Indeed, the Milwaukee Journal-Sentinel wrote, “Russell has a voice that was born for folk music – she breaks hearts.” Russell has won numerous other accolades including Best New Artist from WUMB FM in Boston, Best Musician in the East Bay Express Reader’s Poll, 2nd place in the Texas Songwriters Serenade, 2x Kerrville New Folk Songwriting Finalist, and high praise in Sing Out, the San Francisco Chronicle, and the Boston Globe. American Songwriter magazine, called her last CD, All Our Luck Is Changing, “a masterpiece.”

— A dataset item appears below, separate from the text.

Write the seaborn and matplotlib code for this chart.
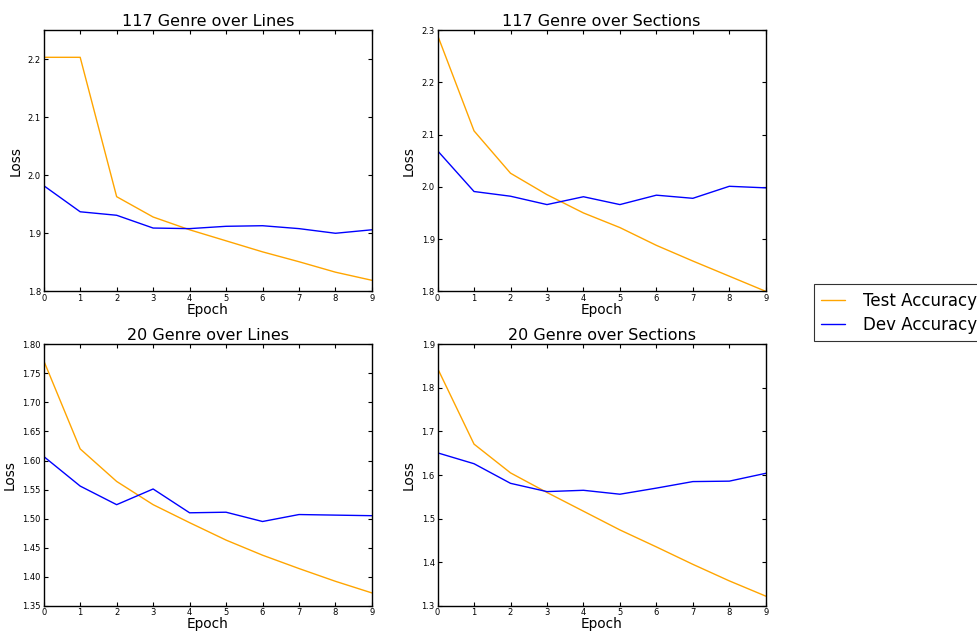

Russell and Kaplan have toured across the country, performing in barns, coffeehouses, living rooms and churches, as well as at festivals including the New Bedford Folk Festival, Boston Folk Festival, Black Hawk Folk Festival and concert appearances at major venues such as McCabe’s, Club Passim, The Turning Point, and more than a half-dozen appearances at Berkeley’s Freight & Salvage.
The duo’s many live on-air radio performances include West Coast Live, KPFA’s Dead to the World, WUMB’s Live at Noon, Folk Stage with Rich Warren, KUNI’s Live From Studio One, Roz and Howard Larman’s FolkScene, The Morning Show on Minnesota Public Radio as well as appearances on WORT, KCBX, KSUN and numerous other stations. Claudia and Bruce were interviewed by All Things Considered’s Robert Siegel on the release of a CD to celebrate what would have been her father, Val Rosing’s 100th birthday. Rosing was a British dance band singer best known as the vocalist on classic original 1930s recordings such as Teddy Bears Picnic and Try A Little Tenderness.
“Making music is our favorite thing to do, and we put a lot of love into it," says Claudia. “But playing in a band with one’s spouse is not without its hazards. Some couples argue about sex or money. We argue about song keys, set lists, and ‘who stole my capo?’ But all in all, we’re very lucky to have found each other.”